In closing, Cisneros urged her classmates to “always listen to your inner voice and strive to become the best version of yourself, no matter the pressure you may face at any point in life. Recognize that it is through this process that will allow you to become more than you ever thought possible, a diamond shining through it all. Congratulations, Hope High School Class of 2024. We did it and I'll see you in 10 years for the class reunion.” 

Assistant Principal Teresa James introduced guest speaker State Senator Linda Pondexter Chesterfield, a Hope native, 1965 graduate of Henry C. Yerger High School, the first African-American graduate of Hendrix College (B.A.) and a graduate of Ouachita Baptist University (M.S.E) who now represents the 30h district in the Arkansas Senate, which includes southeastern Pulaski County.

“It must be borne in mind that the tragedy in life does not lie in failing to reach your goal,” Chesterfield began. “The tragedy lies in having no goal to reach. It is not a calamity to die with dreams unfulfilled. What is a calamity? Not to dream. It is not a disaster to fail to capture your ideal but it is a disaster to have no ideal to catch. It is not a disgrace to fail to reach the stars. Oh, but it is a disgrace to have no stars to reach for. Not failure. Not failure but low aim is seen. And we are here today, because you have dared to aim high.

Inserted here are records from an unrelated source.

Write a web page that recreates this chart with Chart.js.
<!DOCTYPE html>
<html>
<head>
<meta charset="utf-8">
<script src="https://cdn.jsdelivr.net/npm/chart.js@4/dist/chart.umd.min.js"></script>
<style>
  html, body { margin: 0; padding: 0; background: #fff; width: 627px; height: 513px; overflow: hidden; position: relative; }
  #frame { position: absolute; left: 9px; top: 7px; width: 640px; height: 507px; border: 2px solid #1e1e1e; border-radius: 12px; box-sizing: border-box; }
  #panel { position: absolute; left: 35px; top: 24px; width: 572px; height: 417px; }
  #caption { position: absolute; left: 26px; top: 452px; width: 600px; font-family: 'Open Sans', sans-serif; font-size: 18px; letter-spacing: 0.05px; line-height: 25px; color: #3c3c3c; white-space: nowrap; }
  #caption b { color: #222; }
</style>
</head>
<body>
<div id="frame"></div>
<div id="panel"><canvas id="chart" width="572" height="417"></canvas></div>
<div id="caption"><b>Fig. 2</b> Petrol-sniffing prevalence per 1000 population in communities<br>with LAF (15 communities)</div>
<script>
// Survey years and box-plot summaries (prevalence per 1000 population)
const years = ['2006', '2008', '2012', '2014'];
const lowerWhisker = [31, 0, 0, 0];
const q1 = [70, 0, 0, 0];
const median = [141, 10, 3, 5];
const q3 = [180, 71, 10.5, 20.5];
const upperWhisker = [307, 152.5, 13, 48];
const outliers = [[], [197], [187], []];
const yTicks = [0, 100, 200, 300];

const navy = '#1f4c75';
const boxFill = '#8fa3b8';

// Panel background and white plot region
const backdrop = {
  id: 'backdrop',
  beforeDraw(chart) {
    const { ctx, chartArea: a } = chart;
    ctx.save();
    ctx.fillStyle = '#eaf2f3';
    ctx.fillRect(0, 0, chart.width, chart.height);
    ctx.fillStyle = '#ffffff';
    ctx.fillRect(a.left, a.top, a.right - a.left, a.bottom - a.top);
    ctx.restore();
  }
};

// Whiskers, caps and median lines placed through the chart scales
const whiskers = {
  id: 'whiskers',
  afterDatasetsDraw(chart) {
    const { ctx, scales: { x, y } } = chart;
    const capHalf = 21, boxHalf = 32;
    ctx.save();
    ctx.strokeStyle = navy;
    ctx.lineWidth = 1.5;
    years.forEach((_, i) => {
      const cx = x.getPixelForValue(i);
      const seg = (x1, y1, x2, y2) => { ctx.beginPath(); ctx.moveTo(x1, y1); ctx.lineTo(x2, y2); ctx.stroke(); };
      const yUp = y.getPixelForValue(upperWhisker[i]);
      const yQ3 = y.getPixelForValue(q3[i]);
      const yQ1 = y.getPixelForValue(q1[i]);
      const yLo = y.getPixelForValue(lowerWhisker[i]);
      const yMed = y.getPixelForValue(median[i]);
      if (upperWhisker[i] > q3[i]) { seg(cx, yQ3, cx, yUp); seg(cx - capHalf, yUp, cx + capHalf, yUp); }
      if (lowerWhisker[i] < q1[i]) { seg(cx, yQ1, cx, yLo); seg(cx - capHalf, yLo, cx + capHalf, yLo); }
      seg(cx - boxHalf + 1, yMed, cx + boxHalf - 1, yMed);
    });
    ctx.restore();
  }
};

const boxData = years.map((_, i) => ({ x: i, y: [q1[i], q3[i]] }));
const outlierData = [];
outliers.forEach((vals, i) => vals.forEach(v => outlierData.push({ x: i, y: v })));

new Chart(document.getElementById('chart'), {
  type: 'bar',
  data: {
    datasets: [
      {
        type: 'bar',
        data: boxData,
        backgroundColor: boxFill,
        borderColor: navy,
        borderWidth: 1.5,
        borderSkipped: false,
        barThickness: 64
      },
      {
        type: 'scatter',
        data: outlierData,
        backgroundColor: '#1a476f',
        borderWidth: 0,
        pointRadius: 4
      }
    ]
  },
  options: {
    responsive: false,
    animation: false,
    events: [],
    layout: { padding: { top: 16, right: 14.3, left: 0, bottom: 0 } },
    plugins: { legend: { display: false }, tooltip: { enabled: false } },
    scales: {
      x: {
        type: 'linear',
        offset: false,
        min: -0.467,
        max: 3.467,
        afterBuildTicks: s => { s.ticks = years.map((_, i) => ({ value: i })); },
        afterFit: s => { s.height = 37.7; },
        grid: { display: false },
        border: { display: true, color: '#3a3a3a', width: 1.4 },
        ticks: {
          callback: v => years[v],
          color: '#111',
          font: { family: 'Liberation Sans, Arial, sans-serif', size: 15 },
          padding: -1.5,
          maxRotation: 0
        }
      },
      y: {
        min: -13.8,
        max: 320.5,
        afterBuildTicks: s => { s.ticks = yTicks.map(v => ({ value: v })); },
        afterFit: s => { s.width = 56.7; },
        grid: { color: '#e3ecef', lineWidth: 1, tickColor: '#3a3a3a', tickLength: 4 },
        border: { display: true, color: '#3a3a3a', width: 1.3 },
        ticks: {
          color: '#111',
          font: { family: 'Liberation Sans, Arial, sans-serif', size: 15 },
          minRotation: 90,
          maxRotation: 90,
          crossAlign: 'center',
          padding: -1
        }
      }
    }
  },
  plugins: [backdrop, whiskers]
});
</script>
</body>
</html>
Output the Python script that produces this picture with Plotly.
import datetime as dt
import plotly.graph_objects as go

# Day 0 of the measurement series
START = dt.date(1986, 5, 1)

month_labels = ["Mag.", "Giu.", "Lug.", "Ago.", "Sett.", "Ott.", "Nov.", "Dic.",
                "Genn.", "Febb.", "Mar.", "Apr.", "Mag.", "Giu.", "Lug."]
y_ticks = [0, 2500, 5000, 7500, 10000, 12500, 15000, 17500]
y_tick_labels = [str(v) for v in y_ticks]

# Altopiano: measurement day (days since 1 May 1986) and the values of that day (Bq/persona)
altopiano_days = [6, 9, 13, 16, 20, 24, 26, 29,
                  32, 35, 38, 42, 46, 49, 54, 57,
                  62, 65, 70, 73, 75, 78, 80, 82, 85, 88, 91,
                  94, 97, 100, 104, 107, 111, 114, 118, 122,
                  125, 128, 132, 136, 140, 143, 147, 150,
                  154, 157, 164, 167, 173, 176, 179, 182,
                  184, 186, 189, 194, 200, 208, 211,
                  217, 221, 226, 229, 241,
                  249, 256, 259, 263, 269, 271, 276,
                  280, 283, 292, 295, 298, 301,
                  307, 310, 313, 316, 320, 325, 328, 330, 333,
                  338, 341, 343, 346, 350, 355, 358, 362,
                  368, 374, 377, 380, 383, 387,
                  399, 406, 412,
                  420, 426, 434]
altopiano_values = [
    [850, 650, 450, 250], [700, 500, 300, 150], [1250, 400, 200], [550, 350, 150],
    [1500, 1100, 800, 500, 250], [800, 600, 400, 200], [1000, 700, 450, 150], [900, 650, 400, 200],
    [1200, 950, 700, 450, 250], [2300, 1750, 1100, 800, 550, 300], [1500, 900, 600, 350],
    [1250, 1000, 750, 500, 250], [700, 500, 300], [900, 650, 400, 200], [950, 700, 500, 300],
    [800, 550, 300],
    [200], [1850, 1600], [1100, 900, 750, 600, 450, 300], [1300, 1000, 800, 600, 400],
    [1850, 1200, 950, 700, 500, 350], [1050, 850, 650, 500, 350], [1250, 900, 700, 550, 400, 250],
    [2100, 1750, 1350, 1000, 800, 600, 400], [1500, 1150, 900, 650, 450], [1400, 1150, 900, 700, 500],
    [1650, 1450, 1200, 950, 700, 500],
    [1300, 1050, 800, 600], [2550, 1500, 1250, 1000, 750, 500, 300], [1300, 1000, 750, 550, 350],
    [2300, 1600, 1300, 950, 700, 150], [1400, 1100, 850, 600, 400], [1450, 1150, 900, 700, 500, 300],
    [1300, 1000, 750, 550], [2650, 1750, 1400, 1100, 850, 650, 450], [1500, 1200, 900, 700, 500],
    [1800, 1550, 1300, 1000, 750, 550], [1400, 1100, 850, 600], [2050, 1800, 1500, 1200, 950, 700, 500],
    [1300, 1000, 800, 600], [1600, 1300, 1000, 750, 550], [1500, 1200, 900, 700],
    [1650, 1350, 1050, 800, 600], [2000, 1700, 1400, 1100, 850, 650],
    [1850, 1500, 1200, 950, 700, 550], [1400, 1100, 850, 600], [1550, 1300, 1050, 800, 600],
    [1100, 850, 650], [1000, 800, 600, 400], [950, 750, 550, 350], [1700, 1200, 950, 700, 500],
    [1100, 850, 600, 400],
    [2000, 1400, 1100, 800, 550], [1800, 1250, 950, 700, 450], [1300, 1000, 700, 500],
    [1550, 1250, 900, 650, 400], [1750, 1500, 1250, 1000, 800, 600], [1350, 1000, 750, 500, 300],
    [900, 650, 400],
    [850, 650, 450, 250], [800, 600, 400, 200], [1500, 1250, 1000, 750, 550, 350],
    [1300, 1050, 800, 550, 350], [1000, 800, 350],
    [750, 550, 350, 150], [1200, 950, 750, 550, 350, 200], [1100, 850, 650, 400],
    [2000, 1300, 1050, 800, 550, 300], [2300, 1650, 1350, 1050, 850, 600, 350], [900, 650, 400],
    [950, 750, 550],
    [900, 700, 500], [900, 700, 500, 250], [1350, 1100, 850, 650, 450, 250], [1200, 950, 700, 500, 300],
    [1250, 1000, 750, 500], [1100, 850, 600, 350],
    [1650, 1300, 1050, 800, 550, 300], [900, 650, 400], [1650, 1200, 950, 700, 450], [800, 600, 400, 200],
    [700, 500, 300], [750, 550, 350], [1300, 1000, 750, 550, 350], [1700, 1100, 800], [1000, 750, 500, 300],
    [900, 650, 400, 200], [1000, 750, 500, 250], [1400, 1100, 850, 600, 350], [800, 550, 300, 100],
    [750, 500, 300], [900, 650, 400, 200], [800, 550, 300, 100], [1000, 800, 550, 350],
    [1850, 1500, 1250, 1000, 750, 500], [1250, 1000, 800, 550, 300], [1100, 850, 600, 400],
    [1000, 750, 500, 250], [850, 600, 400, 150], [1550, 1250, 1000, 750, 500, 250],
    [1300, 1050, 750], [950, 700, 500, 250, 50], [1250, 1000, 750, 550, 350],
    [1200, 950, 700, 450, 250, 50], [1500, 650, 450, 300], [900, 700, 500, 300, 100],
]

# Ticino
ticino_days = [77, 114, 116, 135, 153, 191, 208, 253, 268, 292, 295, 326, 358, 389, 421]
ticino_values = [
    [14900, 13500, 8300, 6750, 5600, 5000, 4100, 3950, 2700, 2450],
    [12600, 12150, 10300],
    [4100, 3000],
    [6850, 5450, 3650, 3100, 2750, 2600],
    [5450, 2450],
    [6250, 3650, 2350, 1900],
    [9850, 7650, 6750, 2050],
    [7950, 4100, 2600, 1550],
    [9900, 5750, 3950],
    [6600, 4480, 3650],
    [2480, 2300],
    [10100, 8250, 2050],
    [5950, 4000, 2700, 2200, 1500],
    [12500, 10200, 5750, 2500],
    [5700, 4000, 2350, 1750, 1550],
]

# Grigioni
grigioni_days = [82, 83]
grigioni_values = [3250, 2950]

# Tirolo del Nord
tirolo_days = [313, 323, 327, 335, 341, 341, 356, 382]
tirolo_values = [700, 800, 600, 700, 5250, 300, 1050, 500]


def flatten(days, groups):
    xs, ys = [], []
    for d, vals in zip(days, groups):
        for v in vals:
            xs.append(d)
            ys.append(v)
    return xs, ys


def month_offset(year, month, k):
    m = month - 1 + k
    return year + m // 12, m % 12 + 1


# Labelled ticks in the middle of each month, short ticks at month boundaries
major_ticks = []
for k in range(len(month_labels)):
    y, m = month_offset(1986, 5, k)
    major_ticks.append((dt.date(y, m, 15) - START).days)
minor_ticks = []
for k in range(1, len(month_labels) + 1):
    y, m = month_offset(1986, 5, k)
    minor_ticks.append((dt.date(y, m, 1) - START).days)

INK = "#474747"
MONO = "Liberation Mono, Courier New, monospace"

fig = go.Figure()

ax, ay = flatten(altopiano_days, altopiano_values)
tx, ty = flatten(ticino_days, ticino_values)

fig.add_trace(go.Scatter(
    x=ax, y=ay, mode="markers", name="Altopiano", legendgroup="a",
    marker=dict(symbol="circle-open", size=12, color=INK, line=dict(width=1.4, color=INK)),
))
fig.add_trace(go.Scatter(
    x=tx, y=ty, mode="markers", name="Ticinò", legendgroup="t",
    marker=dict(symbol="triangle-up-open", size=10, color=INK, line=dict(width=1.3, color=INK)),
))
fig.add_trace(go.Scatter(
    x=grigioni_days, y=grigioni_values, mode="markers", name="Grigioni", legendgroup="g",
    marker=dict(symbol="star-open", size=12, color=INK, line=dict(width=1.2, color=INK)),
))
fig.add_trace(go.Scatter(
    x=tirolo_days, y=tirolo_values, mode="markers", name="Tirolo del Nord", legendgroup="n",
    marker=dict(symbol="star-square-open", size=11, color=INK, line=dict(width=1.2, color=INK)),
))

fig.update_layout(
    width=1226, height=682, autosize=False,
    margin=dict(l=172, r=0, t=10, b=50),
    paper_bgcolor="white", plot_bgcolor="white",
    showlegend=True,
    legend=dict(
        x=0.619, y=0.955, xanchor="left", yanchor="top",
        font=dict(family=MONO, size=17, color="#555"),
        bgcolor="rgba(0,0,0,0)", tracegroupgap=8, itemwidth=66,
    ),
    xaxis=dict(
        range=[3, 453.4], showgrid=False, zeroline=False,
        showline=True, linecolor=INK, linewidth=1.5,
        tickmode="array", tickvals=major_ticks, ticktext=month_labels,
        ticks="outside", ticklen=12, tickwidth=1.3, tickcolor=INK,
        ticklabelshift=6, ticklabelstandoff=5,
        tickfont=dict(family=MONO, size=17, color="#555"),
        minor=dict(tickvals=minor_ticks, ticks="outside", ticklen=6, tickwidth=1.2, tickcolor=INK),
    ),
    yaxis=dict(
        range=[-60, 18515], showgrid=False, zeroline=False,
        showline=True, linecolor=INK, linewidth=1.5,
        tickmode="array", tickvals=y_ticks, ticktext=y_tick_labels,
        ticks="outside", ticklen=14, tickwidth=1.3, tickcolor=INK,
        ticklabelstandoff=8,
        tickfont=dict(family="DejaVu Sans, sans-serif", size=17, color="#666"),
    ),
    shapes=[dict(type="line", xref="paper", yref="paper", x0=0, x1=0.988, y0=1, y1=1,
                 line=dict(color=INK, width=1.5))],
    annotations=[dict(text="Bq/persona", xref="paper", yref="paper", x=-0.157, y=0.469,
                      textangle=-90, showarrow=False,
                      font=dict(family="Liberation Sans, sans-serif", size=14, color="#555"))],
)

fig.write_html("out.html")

Congratulations seniors. Congratulate yourselves.” 

She explained that when the seniors’ parents bet on them to achieve great things, that doesn’t necessarily mean becoming a politician, a superintendent or school board member. “They mean being good human beings, knowing how to treat each other, knowing how to act civilly toward each other,” Chesterfield said. “We are living in a time when people think it's okay to say anything at all to you, any way they want to. They have found a way to do it surreptitiously. Now, through all this social media, they can cut down people on social media and nobody knows who they are. And sometimes you have allowed it to get to you. Well, let me say this to you. They don't matter. They don't matter. What matters is where are you going from today?” 

In closing, Chesterfield said, "Understand that in life, nothing happens without a struggle … So I leave you with the words of Frederick Douglass who said if there is no struggle, there is no progress.” 

After the applause, the presentation of diplomas began as all 164 names of the year’s graduates were read. The band played the Alma Mater, whose lyrics the audience could sing because of their inclusion in the day’s written program. 

Then Hope High Principal Kimberly Dunham said the words that made the graduation official, that conferred on behalf of the school and the state department of education the rights and privileges of being a high school graduate to the members of the Class of 2024.  “You can now move your tassels,” she added.  After she presented the class to the audience, the mortarboards were thrown aloft in the hearty tradition of graduation celebrations everywhere and the ceremony was done. “Pomp and Circumstance” was reprised by the Hope Band as the graduates proceeded in a line off the Hammons Stadium field.